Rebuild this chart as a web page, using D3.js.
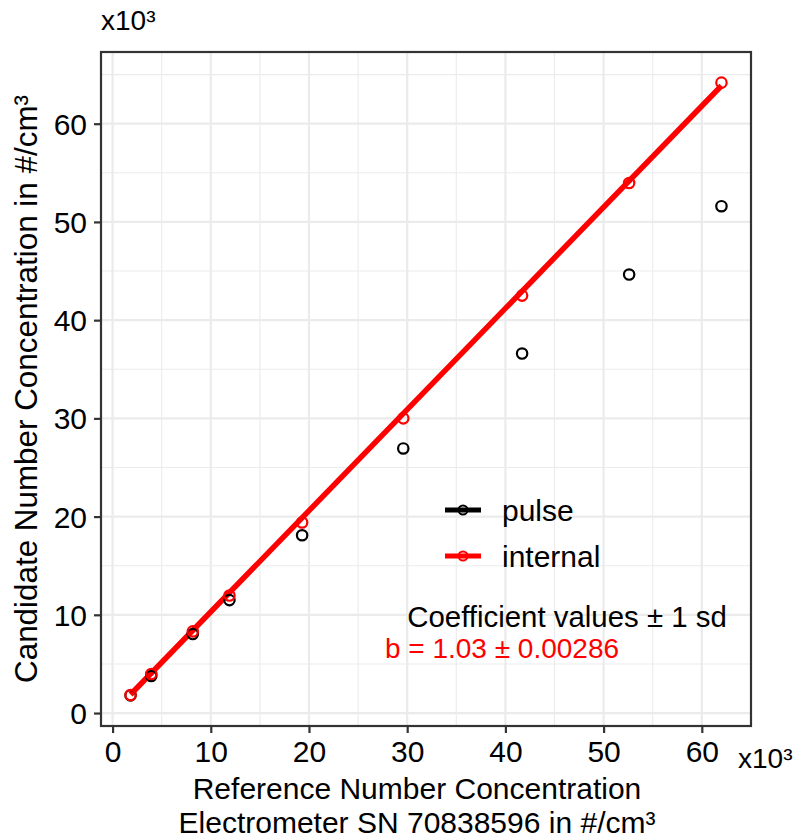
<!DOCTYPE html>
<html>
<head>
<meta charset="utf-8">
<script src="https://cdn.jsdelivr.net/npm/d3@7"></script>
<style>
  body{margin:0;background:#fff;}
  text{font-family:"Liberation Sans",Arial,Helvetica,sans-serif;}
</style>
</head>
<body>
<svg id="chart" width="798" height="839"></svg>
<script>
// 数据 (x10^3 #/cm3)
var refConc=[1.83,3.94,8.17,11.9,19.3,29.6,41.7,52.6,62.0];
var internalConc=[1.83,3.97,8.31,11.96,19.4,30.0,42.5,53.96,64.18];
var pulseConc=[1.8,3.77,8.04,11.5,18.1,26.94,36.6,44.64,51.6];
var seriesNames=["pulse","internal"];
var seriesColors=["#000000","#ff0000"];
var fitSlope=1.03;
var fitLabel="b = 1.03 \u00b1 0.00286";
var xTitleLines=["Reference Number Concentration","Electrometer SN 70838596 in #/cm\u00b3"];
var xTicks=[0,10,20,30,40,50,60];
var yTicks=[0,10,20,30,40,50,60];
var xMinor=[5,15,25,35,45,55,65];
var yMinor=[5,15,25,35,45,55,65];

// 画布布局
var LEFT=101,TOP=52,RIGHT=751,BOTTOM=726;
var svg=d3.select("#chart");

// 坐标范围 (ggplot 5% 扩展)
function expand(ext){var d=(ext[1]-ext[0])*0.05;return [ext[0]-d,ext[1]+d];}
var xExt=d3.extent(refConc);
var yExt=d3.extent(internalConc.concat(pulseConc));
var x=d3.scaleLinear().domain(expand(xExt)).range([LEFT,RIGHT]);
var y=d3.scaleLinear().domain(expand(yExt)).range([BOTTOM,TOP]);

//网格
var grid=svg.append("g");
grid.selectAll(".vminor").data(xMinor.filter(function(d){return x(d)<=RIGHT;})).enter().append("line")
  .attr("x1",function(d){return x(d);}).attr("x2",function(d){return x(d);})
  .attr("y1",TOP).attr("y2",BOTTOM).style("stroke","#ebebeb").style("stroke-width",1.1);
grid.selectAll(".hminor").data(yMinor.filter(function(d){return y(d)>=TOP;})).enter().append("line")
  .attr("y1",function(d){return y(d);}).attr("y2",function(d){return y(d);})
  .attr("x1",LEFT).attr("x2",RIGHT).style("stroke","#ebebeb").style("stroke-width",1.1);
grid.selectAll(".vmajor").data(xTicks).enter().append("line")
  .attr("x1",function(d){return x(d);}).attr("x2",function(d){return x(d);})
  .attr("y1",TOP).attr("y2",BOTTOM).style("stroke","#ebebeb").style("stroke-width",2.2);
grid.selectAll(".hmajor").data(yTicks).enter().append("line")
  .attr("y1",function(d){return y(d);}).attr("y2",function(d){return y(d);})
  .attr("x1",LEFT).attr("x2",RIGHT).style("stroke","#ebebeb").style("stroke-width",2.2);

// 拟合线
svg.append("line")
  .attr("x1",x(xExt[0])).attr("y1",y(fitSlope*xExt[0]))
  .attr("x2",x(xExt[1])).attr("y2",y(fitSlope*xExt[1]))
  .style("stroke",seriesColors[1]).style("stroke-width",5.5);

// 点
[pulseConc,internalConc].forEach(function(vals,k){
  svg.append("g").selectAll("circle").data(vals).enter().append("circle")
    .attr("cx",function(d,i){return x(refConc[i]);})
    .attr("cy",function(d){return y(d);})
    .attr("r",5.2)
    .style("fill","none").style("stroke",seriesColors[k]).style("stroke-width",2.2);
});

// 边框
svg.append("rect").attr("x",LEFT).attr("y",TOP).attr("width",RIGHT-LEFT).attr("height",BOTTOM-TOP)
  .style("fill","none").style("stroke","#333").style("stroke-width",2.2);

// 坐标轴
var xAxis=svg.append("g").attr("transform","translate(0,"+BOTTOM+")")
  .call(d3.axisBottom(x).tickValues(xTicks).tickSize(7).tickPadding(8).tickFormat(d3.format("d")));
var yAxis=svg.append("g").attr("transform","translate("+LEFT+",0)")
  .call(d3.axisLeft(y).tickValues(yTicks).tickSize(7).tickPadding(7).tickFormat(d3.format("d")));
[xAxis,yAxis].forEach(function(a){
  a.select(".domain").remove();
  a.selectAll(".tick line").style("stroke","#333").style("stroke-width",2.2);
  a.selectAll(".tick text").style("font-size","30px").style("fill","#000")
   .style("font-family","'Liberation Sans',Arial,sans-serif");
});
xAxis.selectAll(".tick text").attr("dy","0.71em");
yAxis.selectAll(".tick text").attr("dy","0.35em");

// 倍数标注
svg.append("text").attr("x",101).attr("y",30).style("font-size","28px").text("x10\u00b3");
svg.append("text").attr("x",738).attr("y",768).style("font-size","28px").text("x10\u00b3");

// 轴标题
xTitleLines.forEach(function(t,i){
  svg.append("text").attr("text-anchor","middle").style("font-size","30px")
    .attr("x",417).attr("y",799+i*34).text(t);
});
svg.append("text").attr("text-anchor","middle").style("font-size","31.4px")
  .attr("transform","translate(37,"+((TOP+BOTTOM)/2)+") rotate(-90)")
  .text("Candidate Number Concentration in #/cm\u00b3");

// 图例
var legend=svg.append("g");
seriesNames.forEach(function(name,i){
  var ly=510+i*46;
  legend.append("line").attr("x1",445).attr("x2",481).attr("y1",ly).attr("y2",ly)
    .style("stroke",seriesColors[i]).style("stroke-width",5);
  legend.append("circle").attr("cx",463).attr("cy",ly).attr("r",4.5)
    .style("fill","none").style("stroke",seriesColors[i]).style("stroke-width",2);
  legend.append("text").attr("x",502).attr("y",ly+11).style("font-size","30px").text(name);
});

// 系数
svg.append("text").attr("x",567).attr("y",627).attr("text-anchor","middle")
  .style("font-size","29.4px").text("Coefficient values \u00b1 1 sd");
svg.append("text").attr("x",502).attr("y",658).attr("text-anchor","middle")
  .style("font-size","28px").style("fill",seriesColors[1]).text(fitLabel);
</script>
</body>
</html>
###
## THE EXERCISE
Quote the data above in full and without alteration; skip the pictures.

## REPLY TO THE EXERCISE
Rebuild this chart as a web page, using D3.js.
<!DOCTYPE html>
<html>
<head>
<meta charset="utf-8">
<script src="https://cdn.jsdelivr.net/npm/d3@7"></script>
<style>
  body{margin:0;background:#fff;}
  text{font-family:"Liberation Sans",Arial,Helvetica,sans-serif;}
</style>
</head>
<body>
<svg id="chart" width="798" height="839"></svg>
<script>
// 数据 (x10^3 #/cm3)
var refConc=[1.83,3.94,8.17,11.9,19.3,29.6,41.7,52.6,62.0];
var internalConc=[1.83,3.97,8.31,11.96,19.4,30.0,42.5,53.96,64.18];
var pulseConc=[1.8,3.77,8.04,11.5,18.1,26.94,36.6,44.64,51.6];
var seriesNames=["pulse","internal"];
var seriesColors=["#000000","#ff0000"];
var fitSlope=1.03;
var fitLabel="b = 1.03 \u00b1 0.00286";
var xTitleLines=["Reference Number Concentration","Electrometer SN 70838596 in #/cm\u00b3"];
var xTicks=[0,10,20,30,40,50,60];
var yTicks=[0,10,20,30,40,50,60];
var xMinor=[5,15,25,35,45,55,65];
var yMinor=[5,15,25,35,45,55,65];

// 画布布局
var LEFT=101,TOP=52,RIGHT=751,BOTTOM=726;
var svg=d3.select("#chart");

// 坐标范围 (ggplot 5% 扩展)
function expand(ext){var d=(ext[1]-ext[0])*0.05;return [ext[0]-d,ext[1]+d];}
var xExt=d3.extent(refConc);
var yExt=d3.extent(internalConc.concat(pulseConc));
var x=d3.scaleLinear().domain(expand(xExt)).range([LEFT,RIGHT]);
var y=d3.scaleLinear().domain(expand(yExt)).range([BOTTOM,TOP]);

//网格
var grid=svg.append("g");
grid.selectAll(".vminor").data(xMinor.filter(function(d){return x(d)<=RIGHT;})).enter().append("line")
  .attr("x1",function(d){return x(d);}).attr("x2",function(d){return x(d);})
  .attr("y1",TOP).attr("y2",BOTTOM).style("stroke","#ebebeb").style("stroke-width",1.1);
grid.selectAll(".hminor").data(yMinor.filter(function(d){return y(d)>=TOP;})).enter().append("line")
  .attr("y1",function(d){return y(d);}).attr("y2",function(d){return y(d);})
  .attr("x1",LEFT).attr("x2",RIGHT).style("stroke","#ebebeb").style("stroke-width",1.1);
grid.selectAll(".vmajor").data(xTicks).enter().append("line")
  .attr("x1",function(d){return x(d);}).attr("x2",function(d){return x(d);})
  .attr("y1",TOP).attr("y2",BOTTOM).style("stroke","#ebebeb").style("stroke-width",2.2);
grid.selectAll(".hmajor").data(yTicks).enter().append("line")
  .attr("y1",function(d){return y(d);}).attr("y2",function(d){return y(d);})
  .attr("x1",LEFT).attr("x2",RIGHT).style("stroke","#ebebeb").style("stroke-width",2.2);

// 拟合线
svg.append("line")
  .attr("x1",x(xExt[0])).attr("y1",y(fitSlope*xExt[0]))
  .attr("x2",x(xExt[1])).attr("y2",y(fitSlope*xExt[1]))
  .style("stroke",seriesColors[1]).style("stroke-width",5.5);

// 点
[pulseConc,internalConc].forEach(function(vals,k){
  svg.append("g").selectAll("circle").data(vals).enter().append("circle")
    .attr("cx",function(d,i){return x(refConc[i]);})
    .attr("cy",function(d){return y(d);})
    .attr("r",5.2)
    .style("fill","none").style("stroke",seriesColors[k]).style("stroke-width",2.2);
});

// 边框
svg.append("rect").attr("x",LEFT).attr("y",TOP).attr("width",RIGHT-LEFT).attr("height",BOTTOM-TOP)
  .style("fill","none").style("stroke","#333").style("stroke-width",2.2);

// 坐标轴
var xAxis=svg.append("g").attr("transform","translate(0,"+BOTTOM+")")
  .call(d3.axisBottom(x).tickValues(xTicks).tickSize(7).tickPadding(8).tickFormat(d3.format("d")));
var yAxis=svg.append("g").attr("transform","translate("+LEFT+",0)")
  .call(d3.axisLeft(y).tickValues(yTicks).tickSize(7).tickPadding(7).tickFormat(d3.format("d")));
[xAxis,yAxis].forEach(function(a){
  a.select(".domain").remove();
  a.selectAll(".tick line").style("stroke","#333").style("stroke-width",2.2);
  a.selectAll(".tick text").style("font-size","30px").style("fill","#000")
   .style("font-family","'Liberation Sans',Arial,sans-serif");
});
xAxis.selectAll(".tick text").attr("dy","0.71em");
yAxis.selectAll(".tick text").attr("dy","0.35em");

// 倍数标注
svg.append("text").attr("x",101).attr("y",30).style("font-size","28px").text("x10\u00b3");
svg.append("text").attr("x",738).attr("y",768).style("font-size","28px").text("x10\u00b3");

// 轴标题
xTitleLines.forEach(function(t,i){
  svg.append("text").attr("text-anchor","middle").style("font-size","30px")
    .attr("x",417).attr("y",799+i*34).text(t);
});
svg.append("text").attr("text-anchor","middle").style("font-size","31.4px")
  .attr("transform","translate(37,"+((TOP+BOTTOM)/2)+") rotate(-90)")
  .text("Candidate Number Concentration in #/cm\u00b3");

// 图例
var legend=svg.append("g");
seriesNames.forEach(function(name,i){
  var ly=510+i*46;
  legend.append("line").attr("x1",445).attr("x2",481).attr("y1",ly).attr("y2",ly)
    .style("stroke",seriesColors[i]).style("stroke-width",5);
  legend.append("circle").attr("cx",463).attr("cy",ly).attr("r",4.5)
    .style("fill","none").style("stroke",seriesColors[i]).style("stroke-width",2);
  legend.append("text").attr("x",502).attr("y",ly+11).style("font-size","30px").text(name);
});

// 系数
svg.append("text").attr("x",567).attr("y",627).attr("text-anchor","middle")
  .style("font-size","29.4px").text("Coefficient values \u00b1 1 sd");
svg.append("text").attr("x",502).attr("y",658).attr("text-anchor","middle")
  .style("font-size","28px").style("fill",seriesColors[1]).text(fitLabel);
</script>
</body>
</html>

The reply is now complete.